[start]

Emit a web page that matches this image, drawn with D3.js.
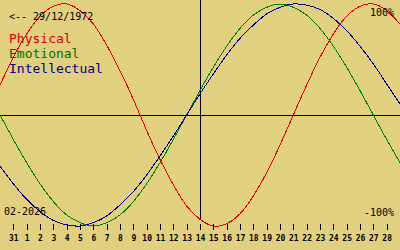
<!DOCTYPE html>
<html><head><meta charset="utf-8">
<script src="https://cdn.jsdelivr.net/npm/d3@7"></script>
<style>
html,body{margin:0;padding:0;background:#e0d080;}
svg{display:block;}
text{font-family:"DejaVu Sans Mono",monospace;}
</style></head>
<body>
<script>
// days relative to month start (0 = 31 Jan, 1..28 = Feb 2026)
const days = d3.range(-1, 30);
const tickDays = d3.range(0, 29);
const tickLabels = ["31","1","2","3","4","5","6","7","8","9","10","11","12","13","14","15","16","17","18","19","20","21","22","23","24","25","26","27","28"];
const physical = [0.27,0.52,0.73,0.89,0.98,1.00,0.94,0.82,0.63,0.40,0.14,-0.14,-0.40,-0.63,-0.82,-0.94,-1.00,-0.98,-0.89,-0.73,-0.52,-0.27,0.00,0.27,0.52,0.73,0.89,0.98,1.00,0.94,0.82];
const emotional = [0.00,-0.22,-0.43,-0.62,-0.78,-0.90,-0.97,-1.00,-0.97,-0.90,-0.78,-0.62,-0.43,-0.22,0.00,0.22,0.43,0.62,0.78,0.90,0.97,1.00,0.97,0.90,0.78,0.62,0.43,0.22,0.00,-0.22,-0.43];
const intellectual = [-0.46,-0.62,-0.76,-0.87,-0.95,-0.99,-1.00,-0.97,-0.91,-0.81,-0.69,-0.54,-0.37,-0.19,0.00,0.19,0.37,0.54,0.69,0.81,0.91,0.97,1.00,0.99,0.95,0.87,0.76,0.62,0.46,0.28,0.10];
const seriesNames = ["Physical","Emotional","Intellectual"];
const seriesColors = ["#e00000","#008000","#000090"];
const legendColors = ["#d80000","#007000","#000080"];
const birthLabel = "<-- 29/12/1972";
const monthLabel = "02-2026";
const todayDay = 14;

const W = 400, H = 250;
const svg = d3.select("body").append("svg").attr("width", W).attr("height", H);
svg.append("rect").attr("width", W).attr("height", H).attr("fill", "#e0d080");

const x = d3.scaleLinear().domain([-1, 29]).range([0, 400]);
const y = d3.scaleLinear().domain([-1, 1]).range([226, 4]);

// axes lines
svg.append("line").attr("x1", 0).attr("x2", W).attr("y1", y(0)).attr("y2", y(0))
  .attr("stroke", "#000").attr("stroke-width", 1).attr("shape-rendering", "crispEdges");
svg.append("line").attr("x1", x(todayDay)).attr("x2", x(todayDay)).attr("y1", 0).attr("y2", 219)
  .attr("stroke", "#000").attr("stroke-width", 1).attr("shape-rendering", "crispEdges");

const line = d3.line().x((d, i) => x(days[i])).y(d => y(d)).curve(d3.curveNatural);
[physical, emotional, intellectual].forEach((s, i) => {
  svg.append("path").datum(s).attr("d", line).attr("fill", "none")
    .attr("stroke", seriesColors[i]).attr("stroke-width", 1)
    .attr("shape-rendering", "crispEdges");
});

// bottom axis
const axis = d3.axisBottom(x).tickValues(tickDays).tickFormat((d, i) => tickLabels[i])
  .tickSize(6).tickPadding(5);
const ag = svg.append("g").attr("transform", "translate(0,224)").call(axis);
ag.select(".domain").remove();
ag.selectAll(".tick line").attr("stroke", "#000").attr("shape-rendering", "crispEdges");
ag.selectAll(".tick text").attr("fill", "#000").style("font-family", "DejaVu Sans Mono, monospace")
  .style("font-size", "8px").style("font-weight", "bold");

// texts
svg.append("text").attr("x", 9).attr("y", 20).text(birthLabel)
  .attr("font-size", 10).attr("fill", "#000");
seriesNames.forEach((n, i) => {
  svg.append("text").attr("x", 9).attr("y", 43 + i * 15).text(n)
    .attr("font-size", 13).attr("fill", legendColors[i]);
});
svg.append("text").attr("x", 394).attr("y", 16).attr("text-anchor", "end").text("100%")
  .attr("font-size", 10).attr("fill", "#000");
svg.append("text").attr("x", 394).attr("y", 216).attr("text-anchor", "end").text("-100%")
  .attr("font-size", 10).attr("fill", "#000");
svg.append("text").attr("x", 4).attr("y", 215).text(monthLabel)
  .attr("font-size", 10).attr("fill", "#000");
</script>
</body></html>
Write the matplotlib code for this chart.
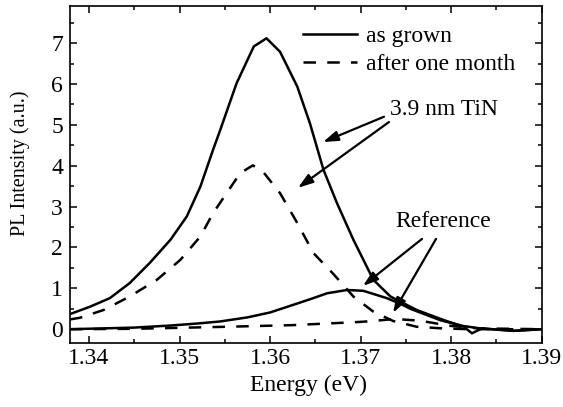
import matplotlib
matplotlib.use("Agg")
import matplotlib.pyplot as plt
from matplotlib.ticker import MultipleLocator

plt.rcParams['font.family'] = ['Liberation Serif', 'DejaVu Serif']

# 3.9 nm TiN, as grown (solid)
tin_grown_x = [1.3379, 1.3401, 1.3423, 1.3445, 1.3467, 1.3490, 1.3508, 1.3523, 1.3537,
               1.3545, 1.3563, 1.3582, 1.3596, 1.3611, 1.3630, 1.3644, 1.3659, 1.3674,
               1.3692, 1.3714, 1.3733, 1.3762, 1.3791, 1.3814, 1.3823, 1.3834, 1.3869, 1.3900]
tin_grown_y = [0.37, 0.55, 0.76, 1.13, 1.62, 2.19, 2.76, 3.49, 4.39,
               4.88, 6.02, 6.92, 7.12, 6.79, 5.94, 5.04, 3.90, 3.08,
               2.19, 1.21, 0.80, 0.47, 0.23, 0.06, -0.10, 0.02, -0.04, 0.0]

# 3.9 nm TiN, after one month (dashed)
tin_month_x = [1.3379, 1.3390, 1.3416, 1.3445, 1.3475, 1.3501, 1.3523, 1.3537, 1.3552,
               1.3567, 1.3581, 1.3592, 1.3611, 1.3630, 1.3648, 1.3670, 1.3692, 1.3714,
               1.3736, 1.3762, 1.3790, 1.3820, 1.3860, 1.3900]
tin_month_y = [0.24, 0.28, 0.47, 0.80, 1.21, 1.70, 2.27, 2.84, 3.33,
               3.82, 4.01, 3.86, 3.33, 2.60, 1.86, 1.35, 0.80, 0.43,
               0.20, 0.06, 0.02, 0.0, 0.0, 0.0]

# Reference, as grown (solid)
ref_grown_x = [1.3379, 1.3450, 1.3490, 1.3520, 1.3545, 1.3575, 1.3600, 1.3626, 1.3645,
               1.3663, 1.3685, 1.3703, 1.3729, 1.3744, 1.3755, 1.3788, 1.3813, 1.3832,
               1.3869, 1.3900]
ref_grown_y = [0.0, 0.04, 0.09, 0.14, 0.19, 0.29, 0.41, 0.60, 0.74,
               0.88, 0.96, 0.94, 0.76, 0.62, 0.50, 0.22, 0.08, 0.02,
               -0.04, 0.0]

# Reference, after one month (dashed)
ref_month_x = [1.3379, 1.3450, 1.3552, 1.3625, 1.3692, 1.3707, 1.3738, 1.3765, 1.3800,
               1.3830, 1.3900]
ref_month_y = [0.0, 0.01, 0.06, 0.10, 0.17, 0.19, 0.25, 0.21, 0.08, 0.02, 0.0]

legend_labels = ["as grown", "after one month"]

fig = plt.figure(figsize=(5.63, 4.07), dpi=100)
ax = fig.add_axes([70/563, 1-342.7/407, 471.7/563, 336.7/407])

lw = 1.8
dash = (5, 4.5)
l1, = ax.plot(tin_grown_x, tin_grown_y, color='black', lw=lw)
l2, = ax.plot(tin_month_x, tin_month_y, color='black', lw=lw, linestyle=(0, dash))
ax.plot(ref_grown_x, ref_grown_y, color='black', lw=lw)
ax.plot(ref_month_x, ref_month_y, color='black', lw=lw, linestyle=(0, dash))

ax.set_xlim(1.3379, 1.39)
ax.set_ylim(-0.33, 7.91)
ax.xaxis.set_major_locator(MultipleLocator(0.01))
ax.xaxis.set_minor_locator(MultipleLocator(0.005))
ax.yaxis.set_major_locator(MultipleLocator(1))
ax.yaxis.set_minor_locator(MultipleLocator(0.5))
ax.xaxis.set_major_formatter(matplotlib.ticker.FormatStrFormatter('%.2f'))

ax.tick_params(which='both', direction='in', top=True, right=True, width=1.1)
ax.tick_params(which='major', length=5, labelsize=17)
ax.tick_params(which='minor', length=3)
ax.tick_params(axis='x', pad=4)
ax.tick_params(axis='y', pad=5)
for s in ax.spines.values():
    s.set_linewidth(1.2)

ax.set_xlabel("Energy (eV)", fontsize=17)
ax.xaxis.label.set_verticalalignment('center')
ax.xaxis.set_label_coords(0.5046, -0.126)
ax.set_ylabel("PL Intensity (a.u.)", fontsize=14.5)
ax.yaxis.label.set_verticalalignment('center')
ax.yaxis.set_label_coords(-0.106, 0.534)

ax.legend([l1, l2], legend_labels, loc='upper left', bbox_to_anchor=(0.494, 0.941),
          frameon=False, fontsize=17, borderaxespad=0, borderpad=0,
          handlelength=2.29, handletextpad=0.38, labelspacing=0.26)

arrow = dict(arrowstyle='-|>,head_length=0.6,head_width=0.2', color='black',
             lw=1.6, mutation_scale=15, shrinkA=0, shrinkB=0)

ax.text(1.3792, 5.37, "3.9 nm TiN", fontsize=17, ha='center', va='center')
ax.annotate('', xy=(1.36585, 4.58), xytext=(1.37258, 5.20), arrowprops=arrow)
ax.annotate('', xy=(1.36308, 3.46), xytext=(1.37313, 5.07), arrowprops=arrow)

ax.text(1.3791, 2.63, "Reference", fontsize=17, ha='center', va='center')
ax.annotate('', xy=(1.37026, 1.06), xytext=(1.37678, 2.21), arrowprops=arrow)
ax.annotate('', xy=(1.37358, 0.40), xytext=(1.37833, 2.21), arrowprops=arrow)

fig.savefig("out.png", dpi=100)
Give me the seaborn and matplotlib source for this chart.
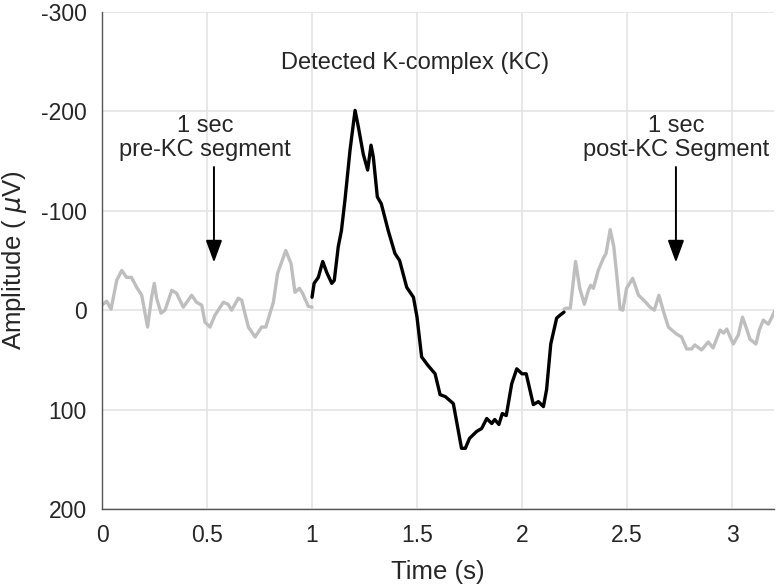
import pandas as pd
import numpy as np
import matplotlib
matplotlib.use('Agg')
import matplotlib.pyplot as plt
import seaborn as sns

pre_t = [0.0, 0.022, 0.043, 0.07, 0.094, 0.117, 0.14, 0.165, 0.189, 0.217, 0.236, 0.249,
         0.26, 0.281, 0.3, 0.332, 0.355, 0.387, 0.427, 0.45, 0.475, 0.49, 0.514, 0.538,
         0.578, 0.6, 0.617, 0.649, 0.665, 0.697, 0.729, 0.76, 0.78, 0.816, 0.836, 0.875,
         0.9, 0.919, 0.94, 0.955, 0.982, 1.0]
pre_v = [-5, -9, -1, -30, -40, -33, -33, -23, -15, 17, -13, -27,
         -12, 3, 0, -20, -17, -3, -15, -8, -5, 12, 17, 5,
         -8, -6, 0, -12, -10, 17, 27, 17, 17, -8, -37, -60,
         -47, -18, -22, -17, -4, -3]

kc_t = [1.0, 1.01, 1.03, 1.051, 1.07, 1.094, 1.106, 1.125, 1.14, 1.157, 1.181, 1.205,
        1.221, 1.244, 1.265, 1.281, 1.292, 1.311, 1.33, 1.363, 1.395, 1.417, 1.451, 1.483,
        1.5, 1.522, 1.55, 1.586, 1.61, 1.635, 1.673, 1.712, 1.73, 1.75, 1.784, 1.808,
        1.832, 1.856, 1.87, 1.89, 1.906, 1.925, 1.951, 1.975, 2.0, 2.02, 2.054, 2.078,
        2.102, 2.117, 2.137, 2.165, 2.181, 2.2]
kc_v = [-13, -27, -33, -49, -38, -27, -30, -64, -80, -111, -161, -201,
        -184, -157, -141, -166, -154, -114, -107, -80, -57, -50, -23, -13,
        7, 47, 55, 64, 85, 87, 94, 139, 139, 129, 122, 119,
        109, 114, 110, 115, 104, 106, 74, 59, 64, 64, 95, 92,
        97, 80, 34, 8, 5, 2]

post_t = [2.2, 2.21, 2.23, 2.255, 2.275, 2.297, 2.316, 2.327, 2.34, 2.363, 2.387, 2.4,
          2.42, 2.437, 2.45, 2.467, 2.48, 2.498, 2.527, 2.555, 2.585, 2.61, 2.63, 2.652,
          2.672, 2.697, 2.736, 2.76, 2.784, 2.807, 2.823, 2.855, 2.887, 2.91, 2.943, 2.96,
          2.975, 3.006, 3.03, 3.05, 3.07, 3.085, 3.114, 3.13, 3.149, 3.173, 3.19, 3.205]
post_v = [-1, -2, -2, -49, -22, -6, -20, -25, -22, -40, -52, -57,
          -81, -64, -38, -1, 0, -22, -32, -15, -9, -3, 0, -15,
          0, 17, 24, 27, 39, 39, 35, 40, 32, 38, 20, 23,
          19, 34, 25, 7, 19, 29, 34, 20, 10, 14, 7, 0]

x_ticks = [0, 0.5, 1, 1.5, 2, 2.5, 3]
x_labels = ['0', '0.5', '1', '1.5', '2', '2.5', '3']
y_ticks = [-300, -200, -100, 0, 100, 200]

df = pd.concat([
    pd.DataFrame({'t': pre_t, 'v': pre_v, 'seg': 'pre'}),
    pd.DataFrame({'t': kc_t, 'v': kc_v, 'seg': 'kc'}),
    pd.DataFrame({'t': post_t, 'v': post_v, 'seg': 'post'}),
])

sns.set_style('whitegrid')
plt.rcParams['font.family'] = ['Liberation Sans', 'DejaVu Sans']
plt.rcParams['mathtext.fontset'] = 'dejavusans'
plt.rcParams['axes.unicode_minus'] = False

fig = plt.figure(figsize=(7.8, 5.88), dpi=100)
ax = fig.add_axes([0.1308, 0.1344, 0.8615, 0.8452])

colors = {'pre': '#bebebe', 'kc': '#000000', 'post': '#bebebe'}
for seg in ['pre', 'post', 'kc']:
    sns.lineplot(data=df[df.seg == seg], x='t', y='v', color=colors[seg],
                 linewidth=2.4, sort=False, estimator=None, ax=ax)

ax.set_xlim(0, 3.2)
ax.set_ylim(200, -300)
ax.set_xticks(x_ticks)
ax.set_xticklabels(x_labels)
ax.set_yticks(y_ticks)
ax.grid(True, color='#e4e4e4', linewidth=1.2)
for s in ['top', 'right']:
    ax.spines[s].set_visible(False)
for s in ['left', 'bottom']:
    ax.spines[s].set_color('#555555')
    ax.spines[s].set_linewidth(1.0)
ax.tick_params(axis='both', direction='in', length=5, width=1, colors='#555555',
               labelcolor='#262626', labelsize=16.5, pad=11)

ax.set_xlabel('Time (s)', fontsize=18.5, color='#262626')
ax.set_ylabel(r'Amplitude ( $\mu$V)', fontsize=18.5, color='#262626')
ax.xaxis.set_label_coords(0.5, -0.102)
ax.yaxis.set_label_coords(-0.108, 0.5)

ax.text(1.49, -249, 'Detected K-complex (KC)', ha='center', va='center', fontsize=17)
ax.text(0.49, -173, '1 sec\npre-KC segment', ha='center', va='center', fontsize=17,
        linespacing=1.1)
ax.text(2.733, -173, '1 sec\npost-KC Segment', ha='center', va='center', fontsize=17,
        linespacing=1.1)
arrow = dict(arrowstyle='-|>,head_length=0.68,head_width=0.25', color='black',
             lw=1.4, mutation_scale=20, shrinkA=0, shrinkB=0)
ax.annotate('', xy=(0.533, -48), xytext=(0.533, -144), arrowprops=arrow)
ax.annotate('', xy=(2.733, -48), xytext=(2.733, -144), arrowprops=arrow)

fig.savefig('out.png', dpi=100)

[end]

Exercise description: Copy the lines above exactly, starting with the line that contains "Write the matplotlib code for this chart." and ending with the line that contains "plt.rcParams['font.family'] = ['Liberation Serif', 'DejaVu", and leave out any pictures.

Result of the exercise:
Write the matplotlib code for this chart.
import matplotlib
matplotlib.use("Agg")
import matplotlib.pyplot as plt
from matplotlib.ticker import MultipleLocator

plt.rcParams['font.family'] = ['Liberation Serif', 'DejaVu Serif']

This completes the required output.